Computer Science Department
School of Computer Science, Carnegie Mellon University
Automated Physical Design:
One of the most challenging tasks for the database administrator is physically designing the database (by selecting design features such as indexes, materialized views, and partitions) to attain optimal performance for a given workload. These features, however, impose storage and maintenance overhead on the database, thus requiring precise selection to balance the performance and the overhead. As the space of the design features is vast, and their interactions hard to quantify, the DBAs spend enormous amount of resources to identify the optimal set of features.
The difficulty of the problem has lead to several physical design tools to automatically decide the design given the data and a representative workload.
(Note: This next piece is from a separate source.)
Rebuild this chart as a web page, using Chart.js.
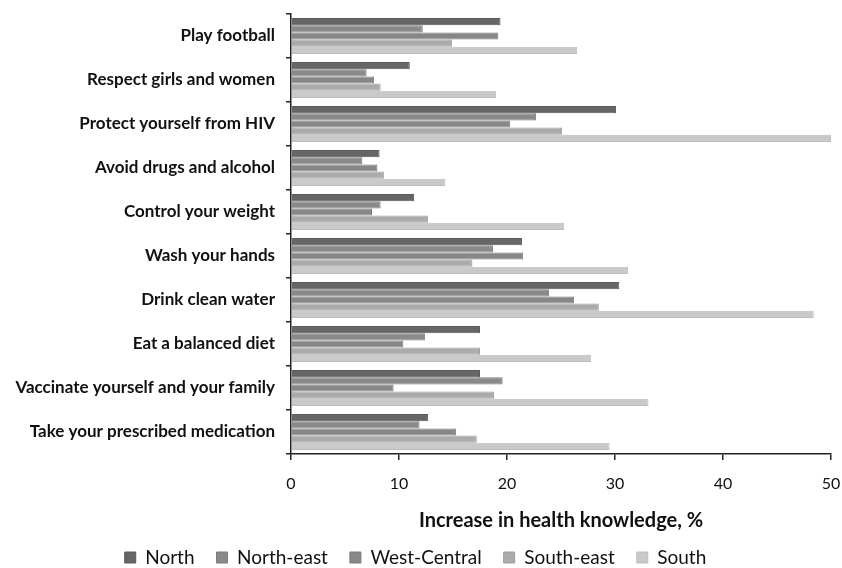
<!DOCTYPE html>
<html>
<head>
<meta charset="utf-8">
<script src="https://cdn.jsdelivr.net/npm/chart.js@4/dist/chart.umd.min.js"></script>
<style>
html,body{margin:0;padding:0;background:#fff;}
#wrap{width:842px;height:568px;position:relative;}
</style>
</head>
<body>
<div id="wrap"><canvas id="c" width="842" height="568"></canvas></div>
<script>
const categories = [
  "Play football",
  "Respect girls and women",
  "Protect yourself from HIV",
  "Avoid drugs and alcohol",
  "Control your weight",
  "Wash your hands",
  "Drink clean water",
  "Eat a balanced diet",
  "Vaccinate yourself and your family",
  "Take your prescribed medication"
];
const seriesNames = ["North", "North-east", "West-Central", "South-east", "South"];
const north      = [19.4, 11.0, 30.1, 8.2, 11.4, 21.4, 30.4, 17.5, 17.5, 12.7];
const northEast  = [12.2, 7.0, 22.7, 6.6, 8.3, 18.7, 23.9, 12.4, 19.6, 11.9];
const westCentral= [19.2, 7.7, 20.3, 8.0, 7.5, 21.5, 26.2, 10.4, 9.5, 15.3];
const southEast  = [14.9, 8.3, 25.1, 8.6, 12.7, 16.8, 28.5, 17.5, 18.8, 17.2];
const south      = [26.5, 19.0, 50.0, 14.3, 25.3, 31.2, 48.4, 27.8, 33.1, 29.5];
const xTicks = [0, 10, 20, 30, 40, 50];

const fills   = ["#666666", "#8a8a8a", "#878787", "#ababab", "#c9c9c9"];
const borders = ["#5a5a5a", "#7c7c7c", "#7a7a7a", "#9e9e9e", "#bdbdbd"];
const allData = [north, northEast, westCentral, southEast, south];

const FONT = "Lato, 'Open Sans', 'Liberation Sans', sans-serif";

new Chart(document.getElementById('c'), {
  type: 'bar',
  data: {
    labels: categories,
    datasets: allData.map((d, i) => ({
      label: seriesNames[i],
      data: d,
      backgroundColor: fills[i],
      borderColor: borders[i],
      borderWidth: 1,
      categoryPercentage: 0.82,
      barPercentage: 1.0
    }))
  },
  options: {
    indexAxis: 'y',
    responsive: false,
    animation: false,
    layout: { padding: { top: 14, right: 11, left: 0, bottom: 0 } },
    plugins: {
      legend: {
        position: 'bottom',
        maxHeight: 42,
        labels: {
          boxWidth: 11, boxHeight: 11, padding: 22,
          color: '#111',
          font: { family: FONT, size: 19 }
        }
      },
      tooltip: { enabled: false }
    },
    scales: {
      x: {
        min: 0, max: 50,
        afterBuildTicks: (s) => { s.ticks = xTicks.map(v => ({ value: v })); },
        afterFit: (s) => { s.height = 72; s.paddingRight = 0; s.paddingLeft = 0; },
        border: { color: '#222', width: 1.5 },
        grid: { drawOnChartArea: false, drawTicks: true, tickLength: 6, color: '#222', lineWidth: 1.5 },
        ticks: { color: '#111', padding: 14, font: { family: FONT, size: 16 } },
        title: {
          display: true, text: 'Increase in health knowledge, %',
          color: '#111', padding: { top: 0, bottom: -7 },
          font: { family: FONT, size: 20, weight: 'bold' }
        }
      },
      y: {
        afterFit: (s) => { s.width = 291; s.paddingTop = 0; s.paddingBottom = 0; },
        border: { color: '#222', width: 1.5 },
        grid: { offset: true, drawOnChartArea: false, drawTicks: true, tickLength: 5, color: '#222', lineWidth: 1.5 },
        ticks: { color: '#111', padding: 11, font: { family: FONT, size: 17, weight: 'bold' } }
      }
    }
  }
});
</script>
</body>
</html>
The state-of-the-art design tools rely on the query optimizer for comparing between physical design alternatives, and search for the optimal set of features. Although it provides an appropriate cost model for physical design, query optimization is a computationally expensive process. Other than affecting the performance of the design tools, the overhead of optimization also limits the physical design tools from searching the space thoroughly – forcing them to prune away the search space to find solutions within a reasonable time. So far it has been impossible to remove query optimization overhead without sacrificing cost estimation precision. Inaccuracies in query cost estimation are detrimental to the quality of physical design algorithms, as they increase the chances of "missing" good designs and consequently selecting sub-optimal ones. Precision loss and the resulting reduction in solution quality is particularly undesirable and it is the reason the query optimizer is used in the first place.
In this thesis, we claim that for the physical design problem, the costs returned by the optimizer contain an intuitive mathematical model. By utilizing this model, the physical design problem can be converted to a compact convex optimization problem with integer variables and solved efficiently to attain near-optimal solutions using mature off-the-shelf solvers.
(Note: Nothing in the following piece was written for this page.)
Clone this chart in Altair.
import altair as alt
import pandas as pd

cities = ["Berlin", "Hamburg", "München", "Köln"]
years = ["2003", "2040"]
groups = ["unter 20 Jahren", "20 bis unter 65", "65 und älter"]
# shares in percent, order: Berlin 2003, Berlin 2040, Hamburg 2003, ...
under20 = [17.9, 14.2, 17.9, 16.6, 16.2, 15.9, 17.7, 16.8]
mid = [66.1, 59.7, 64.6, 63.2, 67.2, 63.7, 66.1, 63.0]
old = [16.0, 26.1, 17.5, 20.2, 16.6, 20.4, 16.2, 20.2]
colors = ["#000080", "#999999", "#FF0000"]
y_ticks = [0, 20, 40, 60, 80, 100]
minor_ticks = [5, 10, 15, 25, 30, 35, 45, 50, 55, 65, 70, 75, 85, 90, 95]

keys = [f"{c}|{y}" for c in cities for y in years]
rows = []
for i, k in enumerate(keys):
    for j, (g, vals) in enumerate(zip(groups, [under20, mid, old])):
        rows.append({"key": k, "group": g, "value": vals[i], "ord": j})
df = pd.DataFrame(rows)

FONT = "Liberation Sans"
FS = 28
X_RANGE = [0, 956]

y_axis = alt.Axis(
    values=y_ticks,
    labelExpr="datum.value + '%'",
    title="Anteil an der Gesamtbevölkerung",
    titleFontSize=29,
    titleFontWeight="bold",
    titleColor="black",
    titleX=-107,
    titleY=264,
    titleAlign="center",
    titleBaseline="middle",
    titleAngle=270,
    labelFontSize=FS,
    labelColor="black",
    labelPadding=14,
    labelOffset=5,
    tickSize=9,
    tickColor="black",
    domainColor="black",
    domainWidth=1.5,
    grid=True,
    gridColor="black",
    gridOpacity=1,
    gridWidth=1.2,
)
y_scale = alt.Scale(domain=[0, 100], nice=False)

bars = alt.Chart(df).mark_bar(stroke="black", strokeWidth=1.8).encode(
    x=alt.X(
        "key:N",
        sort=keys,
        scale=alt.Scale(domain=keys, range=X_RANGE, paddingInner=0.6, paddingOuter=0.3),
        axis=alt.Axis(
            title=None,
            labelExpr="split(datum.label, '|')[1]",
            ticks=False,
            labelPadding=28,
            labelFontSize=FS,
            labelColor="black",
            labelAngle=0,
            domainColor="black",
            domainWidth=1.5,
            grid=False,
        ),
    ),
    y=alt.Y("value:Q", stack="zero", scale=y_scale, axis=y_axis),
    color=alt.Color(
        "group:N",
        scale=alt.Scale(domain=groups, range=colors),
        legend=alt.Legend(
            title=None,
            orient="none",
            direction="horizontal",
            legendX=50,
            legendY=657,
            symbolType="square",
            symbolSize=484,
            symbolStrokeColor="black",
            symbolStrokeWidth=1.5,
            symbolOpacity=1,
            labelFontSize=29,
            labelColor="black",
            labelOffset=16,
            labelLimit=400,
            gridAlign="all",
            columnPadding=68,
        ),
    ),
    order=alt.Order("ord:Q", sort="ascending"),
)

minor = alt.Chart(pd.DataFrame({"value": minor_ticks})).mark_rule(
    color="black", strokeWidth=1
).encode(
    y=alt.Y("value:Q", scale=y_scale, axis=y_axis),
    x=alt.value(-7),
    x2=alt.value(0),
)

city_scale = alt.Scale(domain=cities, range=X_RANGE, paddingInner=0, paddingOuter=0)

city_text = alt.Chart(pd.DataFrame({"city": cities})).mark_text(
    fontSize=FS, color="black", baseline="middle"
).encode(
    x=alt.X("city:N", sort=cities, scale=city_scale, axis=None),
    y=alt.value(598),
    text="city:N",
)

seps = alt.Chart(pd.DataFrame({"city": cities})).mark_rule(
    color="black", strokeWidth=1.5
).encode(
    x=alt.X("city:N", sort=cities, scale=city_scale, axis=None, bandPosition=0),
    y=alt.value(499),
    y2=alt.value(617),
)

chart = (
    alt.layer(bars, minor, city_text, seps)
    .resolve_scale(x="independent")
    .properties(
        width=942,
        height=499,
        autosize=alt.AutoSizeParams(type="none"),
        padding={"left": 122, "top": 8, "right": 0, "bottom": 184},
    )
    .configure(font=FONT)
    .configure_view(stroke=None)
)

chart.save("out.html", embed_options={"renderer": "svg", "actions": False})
This approach eliminates the tradeoff between query cost estimation accuracy and performance. We invoke the optimizer a small number of times, and then reuse the results of the invocation to create an accurate model. We demonstrate the usefulness of the model by finding near-optimal physical design for workloads containing thousands of queries and thousands of candidate design alternatives. In a more complex online workload scenario, we devise several algorithms with guaranteed competitive bounds for the physical design problem. The proposed online algorithms provide significant speedups while imposing reasonable overhead on the system. This thesis, demonstrates that optimizer–the most complex component of the DBMS–can be modeled in a restricted (yet important) domain. The same approach can be extended to other domains to build accurate and efficient models for the optimization problems, and optimal solutions can be searched in a principled manner.